Leer
El joven Adrien Zograffi se embarca de polizón rumbo a Egipto tras los pasos de su mejor amigo. No comprende para qué existen tierras tan vastas cuando los hombres parecen condenados a dar vueltas de por vida dentro del mismo kilómetro cuadrado: en la experiencia del vagabundo, viene a decirnos, se encuentra la marca del auténtico hombre civilizado. De modo que él, para quien el más bello de los viajes consiste en una excursión por el espíritu de sus amigos, hace del itinerario su finalidad y se detiene a escuchar las conversaciones que transcurren sin prisa en las terrazas de los cafés, en las tascas de los puertos, por las callejas en sombra de las viejas ciudades del Mediterráneo oriental, arrasadas por el sol y la miseria.
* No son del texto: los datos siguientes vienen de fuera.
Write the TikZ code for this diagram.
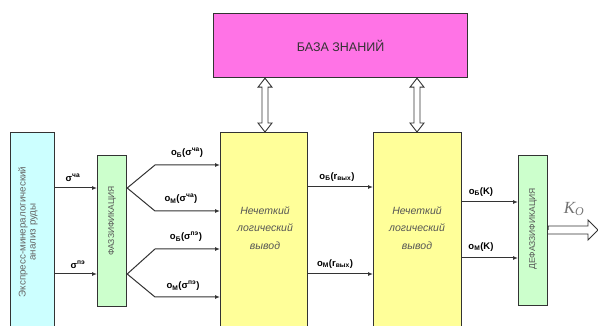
\documentclass[tikz,border=0pt]{standalone}
\usepackage{fontspec}
\setmainfont{Liberation Sans}
\newfontfamily\serifk{Liberation Serif}
\usetikzlibrary{calc,arrows.meta}
\definecolor{magbox}{HTML}{FF73E6}
\definecolor{yelbox}{HTML}{FFFF99}
\definecolor{cyabox}{HTML}{CCFFFF}
\definecolor{grebox}{HTML}{CCFFCC}
\definecolor{edge}{HTML}{333333}
\definecolor{txtgrey}{HTML}{555555}
\tikzset{
  box/.style={draw=edge, line width=1.2pt, anchor=north west, inner sep=0pt},
  arr/.style={draw=edge, line width=1pt, -{Latex[length=5pt,width=4pt]}},
  hollow/.style={draw=edge, line width=0.9pt, fill=white, line join=miter},
  lbl/.style={font=\fontsize{9.5}{10}\selectfont\bfseries, inner sep=0pt},
  ytext/.style={font=\fontsize{10.5}{17.5}\selectfont\itshape, text=txtgrey, align=center},
  vtext/.style={rotate=90, text=txtgrey, align=center}
}
\begin{document}
\begin{tikzpicture}[x=1pt,y=-1pt]
\clip (0,0) rectangle (598,326);
% boxes
\node[box, fill=magbox, minimum width=254pt, minimum height=64pt] (kb) at (213,13) {};
\node[font=\fontsize{12.5}{14}\selectfont, text=black!80] at (kb.center) {БАЗА ЗНАНИЙ};
\node[box, fill=yelbox, minimum width=87pt, minimum height=200pt] (y1) at (220,132) {};
\node[box, fill=yelbox, minimum width=88pt, minimum height=200pt] (y2) at (373,132) {};
\node[box, fill=cyabox, minimum width=44pt, minimum height=200pt] (cy) at (10,132) {};
\node[box, fill=grebox, minimum width=29pt, minimum height=151pt] (g1) at (97,155) {};
\node[box, fill=grebox, minimum width=29pt, minimum height=150pt] (g2) at (518,155) {};
% texts inside
\node[ytext] at (265,228) {Нечеткий\\логический\\вывод};
\node[ytext] at (417,228) {Нечеткий\\логический\\вывод};
\node[vtext, font=\fontsize{9.8}{10}\selectfont, text=txtgrey!90] at (28,232) {Экспресс-минералогический\\анализ руды};
\node[vtext, font=\fontsize{8.5}{9}\selectfont] at (g1.center |- 0,221) {ФАЗЗИФИКАЦИЯ};
\node[vtext, font=\fontsize{8.5}{9}\selectfont] at (g2.center |- 0,229) {ДЕФАЗЗИФИКАЦИЯ};
% knowledge base links (hollow double-headed arrows)
\coordinate (a1) at (kb.south -| 265,0);
\coordinate (b1) at (y1.north -| 265,0);
\coordinate (a2) at (kb.south -| 417,0);
\coordinate (b2) at (y2.north -| 417,0);
\foreach \a/\b in {a1/b1, a2/b2}{
  \draw[hollow] (\a) -- ++(-7,9) -- ++(4,0) -- ($(\b)+(-3,-9)$) -- ++(-4,0) -- (\b)
    -- ++(7,-9) -- ++(-4,0) -- ($(\a)+(3,9)$) -- ++(4,0) -- cycle;
}
% cyan -> fuzzification
\draw[arr] (cy.east |- 0,188) -- (g1.west |- 0,188);
\draw[arr] (cy.east |- 0,274) -- (g1.west |- 0,274);
\node[lbl] at (73,178) {σ\textsuperscript{ча}};
\node[lbl] at (78,265) {σ\textsuperscript{пэ}};
% forks
\draw[arr] (g1.east |- 0,188) -- (155,165) -- (y1.west |- 0,165);
\draw[arr] (g1.east |- 0,188) -- (155,211) -- (y1.west |- 0,211);
\draw[arr] (g1.east |- 0,274) -- (155,249) -- (y1.west |- 0,249);
\draw[arr] (g1.east |- 0,274) -- (155,297) -- (y1.west |- 0,297);
\node[lbl] at (187,153) {o\textsubscript{Б}(σ\textsuperscript{ча})};
\node[lbl] at (181,199) {o\textsubscript{М}(σ\textsuperscript{ча})};
\node[lbl] at (186,237) {o\textsubscript{Б}(σ\textsuperscript{пэ})};
\node[lbl] at (183,286) {o\textsubscript{М}(σ\textsuperscript{пэ})};
% middle
\draw[arr] (y1.east |- 0,187) -- (y2.west |- 0,187);
\draw[arr] (y1.east |- 0,274) -- (y2.west |- 0,274);
\node[lbl] at (337,177) {o\textsubscript{Б}(r\textsubscript{вых})};
\node[lbl] at (335,264) {o\textsubscript{М}(r\textsubscript{вых})};
% right
\draw[arr] (y2.east |- 0,202) -- (g2.west |- 0,202);
\draw[arr] (y2.east |- 0,258) -- (g2.west |- 0,258);
\node[lbl] at (481,192) {o\textsubscript{Б}(K)};
\node[lbl] at (481,247) {o\textsubscript{М}(K)};
% output hollow arrow
\coordinate (os) at (g2.east |- 0,230);
\coordinate (oe) at (598,230);
\draw[hollow] (os) -- ++(0,-4) -- ($(oe)+(-10,-4)$) -- ++(0,-6) -- (oe) -- ++(-10,10)
  -- ++(0,-6) -- ($(os)+(0,4)$);
\node[font=\serifk\fontsize{17}{19}\selectfont\itshape, text=black!55] at (574,209) {K\textsubscript{O}};
\end{tikzpicture}
\end{document}
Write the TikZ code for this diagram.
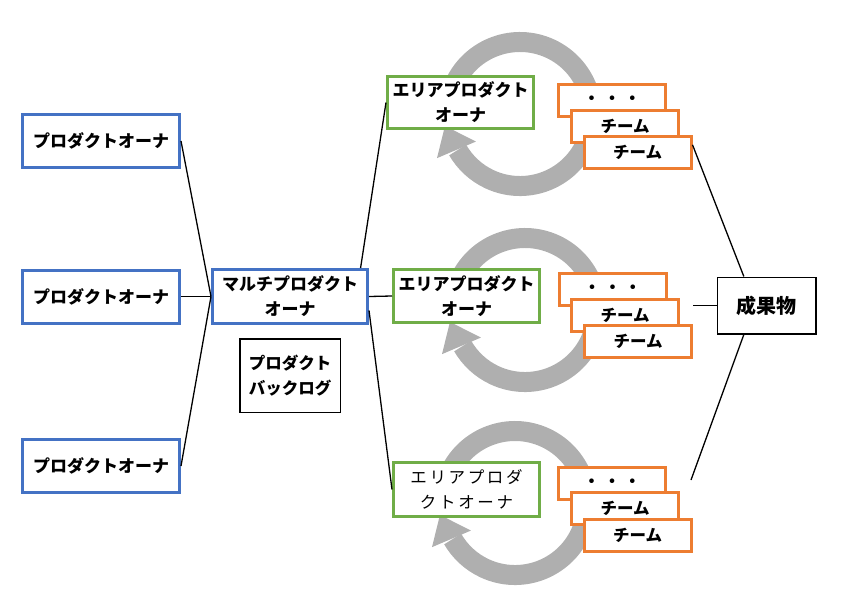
\documentclass[tikz,border=0pt]{standalone}
\usepackage{fontspec}
\setmainfont{Noto Sans CJK JP}
\newfontfamily\spacedjp[LetterSpace=16]{Noto Sans CJK JP}
\definecolor{ownerblue}{RGB}{68,114,196}
\definecolor{areagreen}{RGB}{112,173,71}
\definecolor{teamorange}{RGB}{237,125,49}
\definecolor{ringgray}{RGB}{175,175,175}

\begin{document}
\begin{tikzpicture}[x=1pt,y=1pt,
  po/.style={draw=ownerblue, line width=3pt, fill=white, minimum width=157pt, minimum height=53pt, inner sep=0pt, align=center, font=\bfseries\fontsize{17}{25}\selectfont},
  apo/.style={draw=areagreen, line width=3pt, fill=white, minimum width=146pt, minimum height=52pt, inner sep=0pt, align=center, font=\bfseries\fontsize{17}{25}\selectfont},
  team/.style={draw=teamorange, line width=3pt, fill=white, minimum width=107pt, minimum height=32pt, inner sep=0pt, font=\bfseries\fontsize{16.5}{18}\selectfont},
  plainbox/.style={draw=black, line width=1.5pt, fill=white, inner sep=0pt, align=center, font=\bfseries\fontsize{16.5}{25}\selectfont},
  loopring/.style={draw=ringgray, line width=20pt},
  link/.style={draw=black, line width=1.3pt}]
\useasboundingbox (0,0) rectangle (843,-611);

% gray cycles behind the area boxes
\draw[loopring] (520,-114) ++(155:72) arc[start angle=155, end angle=-150, radius=72];
\fill[ringgray, shift={(520,-114)}] (-152:94) -- (-148:52) -- (-171:76) -- cycle;
\draw[loopring] (525,-310) ++(155:72) arc[start angle=155, end angle=-150, radius=72];
\fill[ringgray, shift={(525,-310)}] (-152:94) -- (-148:52) -- (-171:76) -- cycle;
\draw[loopring] (515,-503) ++(155:72) arc[start angle=155, end angle=-150, radius=72];
\fill[ringgray, shift={(515,-503)}] (-152:94) -- (-148:52) -- (-171:76) -- cycle;

% owners
\node[po] (po1) at (101,-141) {プロダクトオーナ};
\node[po] (po2) at (101,-296.5) {プロダクトオーナ};
\node[po] (po3) at (101,-466) {プロダクトオーナ};
\node[po, minimum width=155pt, minimum height=54pt] (mpo) at (290,-296.5) {マルチプロダクト\\オーナ};
\node[plainbox, minimum width=100.5pt, minimum height=73.5pt] (backlog) at (290,-375.5) {プロダクト\\バックログ};

\node[apo] (apo1) at (460.5,-102.5) {エリアプロダクト\\オーナ};
\node[apo, minimum height=53pt] (apo2) at (466.5,-296) {エリアプロダクト\\オーナ};
\node[apo, minimum height=54pt, font=\spacedjp\fontsize{16.5}{25}\selectfont] (apo3) at (466.5,-489.5) {エリアプロダ\\クトオーナ};

% teams
\node[team] (t11) at (612,-100.5) {・\hspace{4pt}・\hspace{4pt}・};
\node[team] (t12) at (625,-126.5) {チーム};
\node[team] (t13) at (637.5,-152.5) {チーム};
\node[team] (t21) at (612.5,-289.5) {・\hspace{4pt}・\hspace{4pt}・};
\node[team] (t22) at (625,-315) {チーム};
\node[team] (t23) at (638,-341.5) {チーム};
\node[team] (t31) at (612,-483.5) {・\hspace{4pt}・\hspace{4pt}・};
\node[team] (t32) at (625,-508.5) {チーム};
\node[team] (t33) at (637.5,-535) {チーム};

\node[plainbox, minimum width=98.5pt, minimum height=56.5pt, font=\bfseries\fontsize{20}{24}\selectfont] (res) at (766.5,-305.5) {成果物};
\coordinate (mid2) at (693,-305.5);
\coordinate (low3) at (691,-480);

% connectors
\draw[link] (po1.east) -- (mpo.west);
\draw[link] (po2.east) -- (mpo.west);
\draw[link] (po3.east) -- (mpo.west);
\draw[link] (mpo.22) -- (apo1.west);
\draw[link] (mpo.east) -- (apo2.west);
\draw[link] (mpo.-10) -- (apo3.west);
\draw[link] (t13.8) -- (res.128);
\draw[link] (mid2) -- (res.west);
\draw[link] (low3) -- (res.-128);
\end{tikzpicture}
\end{document}
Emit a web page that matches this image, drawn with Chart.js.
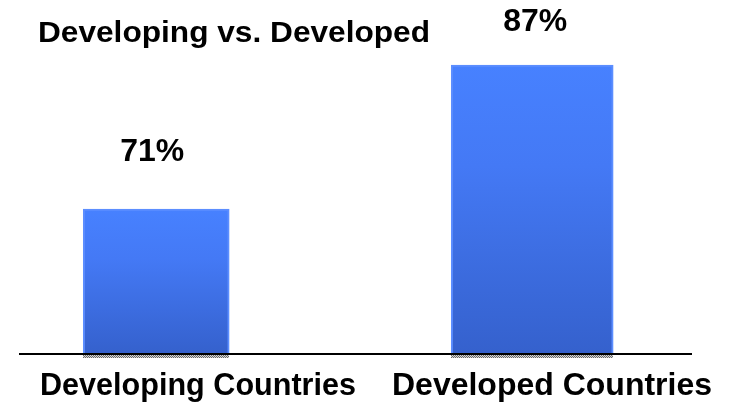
<!DOCTYPE html>
<html>
<head>
<meta charset="utf-8">
<title>Developing vs. Developed</title>
<script src="https://cdn.jsdelivr.net/npm/chart.js@4/dist/chart.umd.min.js"></script>
<style>
  html, body { margin: 0; background: #fff; }
  canvas { display: block; }
</style>
</head>
<body>
<canvas id="chart" width="730" height="402"></canvas>
<script>
const chartTitle = 'Developing vs. Developed';
const categories = ['Developing Countries', 'Developed Countries'];
const shares = [71, 87];
const axisMin = 55;
const axisMax = 90;

const FONT = '"Liberation Sans", Arial, Helvetica, sans-serif';

// bar look and label placement
const barWidths = [146, 162];
const labelLift = [48, 34];
const labelShift = [-4, 3];
const categoryBoxes = [[40, 316], [392, 320]]; // left, width

// fit each text run to the width it should span
function stretchText(ctx, text, x, y, size, width, align) {
  ctx.save();
  ctx.font = 'bold ' + size + 'px ' + FONT;
  const natural = ctx.measureText(text).width;
  ctx.translate(x, y);
  ctx.scale(width / natural, 1);
  ctx.textAlign = align || 'left';
  ctx.textBaseline = 'alphabetic';
  ctx.fillStyle = '#000';
  ctx.fillText(text, 0, 0);
  ctx.restore();
}

function hatchPattern(ctx) {
  const c = document.createElement('canvas');
  c.width = 2; c.height = 2;
  const p = c.getContext('2d');
  p.fillStyle = '#d6d6d6'; p.fillRect(0, 0, 2, 2);
  p.fillStyle = '#6a6a6a'; p.fillRect(0, 0, 1, 1); p.fillRect(1, 1, 1, 1);
  return ctx.createPattern(c, 'repeat');
}

function barFill(context) {
  const chart = context.chart;
  const area = chart.chartArea;
  if (!area || !context.raw) return '#4680ff';
  const top = chart.scales.y.getPixelForValue(context.raw.y);
  const g = chart.ctx.createLinearGradient(0, top, 0, area.bottom);
  g.addColorStop(0, '#4781ff');
  g.addColorStop(0.35, '#4479f5');
  g.addColorStop(1, '#3561cd');
  return g;
}

const decorations = {
  id: 'decorations',
  afterDatasetsDraw(chart) {
    const { ctx, chartArea } = chart;
    ctx.save();
    ctx.strokeStyle = '#000';
    ctx.lineWidth = 2;
    ctx.beginPath();
    ctx.moveTo(chartArea.left, chartArea.bottom + 1);
    ctx.lineTo(chartArea.right, chartArea.bottom + 1);
    ctx.stroke();

    const pattern = hatchPattern(ctx);
    chart.data.datasets.forEach((ds, i) => {
      const bar = chart.getDatasetMeta(i).data[0];
      ctx.fillStyle = pattern;
      ctx.fillRect(Math.round(bar.x - bar.width / 2), chartArea.bottom + 2, Math.round(bar.width), 3);
      stretchText(ctx, shares[i] + '%', bar.x + labelShift[i], bar.y - labelLift[i], 32, 64, 'center');
    });
    ctx.restore();
  },
  afterDraw(chart) {
    const ctx = chart.ctx;
    stretchText(ctx, chartTitle, 38, 42, 29, 392);
    categories.forEach((name, i) => {
      stretchText(ctx, name, categoryBoxes[i][0], 395, 32, categoryBoxes[i][1]);
    });
  }
};

new Chart(document.getElementById('chart'), {
  type: 'bar',
  data: {
    datasets: categories.map((name, i) => ({
      label: name,
      data: [{ x: i, y: shares[i] }],
      barThickness: barWidths[i],
      base: axisMin,
      backgroundColor: barFill,
      borderColor: '#5c8eff',
      borderWidth: { top: 2, left: 2, right: 2, bottom: 0 },
      borderSkipped: false
    }))
  },
  options: {
    responsive: false,
    animation: false,
    grouped: false,
    layout: { padding: { left: 19, right: 38, top: 38, bottom: 49 } },
    plugins: {
      legend: { display: false },
      tooltip: { enabled: false },
      title: { display: false }
    },
    scales: {
      x: { type: 'linear', offset: false, min: -0.365, max: 1.425, display: false },
      y: { min: axisMin, max: axisMax, display: false }
    }
  },
  plugins: [decorations]
});
</script>
</body>
</html>
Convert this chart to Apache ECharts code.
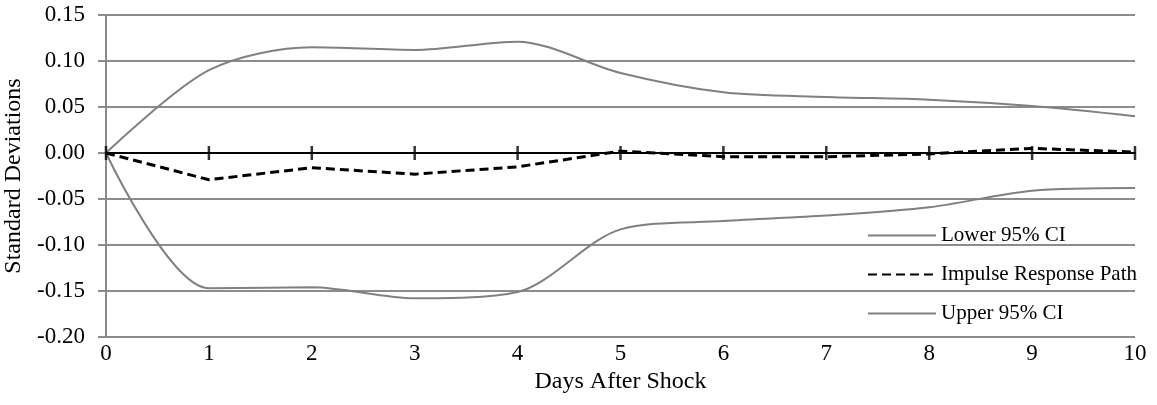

Esclavo por un jornal o delincuente, el dinero, desde luego, determina también las escalas de su viaje: dracmas, leis, libras esterlinas, francos…, las monedas cambian de nombre pero el sudor de los hombres permanece obstinadamente salado.
Hay en Istrati un activismo político que tampoco conoce fronteras y que, reflejo de su experiencia vital, se entreteje con una peculiar manera de ver desde el mismo momento en que, muy conscientemente, se hace como escritor. El pescador de esponjas es, al fin, un relato autobiográfico, como él quiso que se leyera.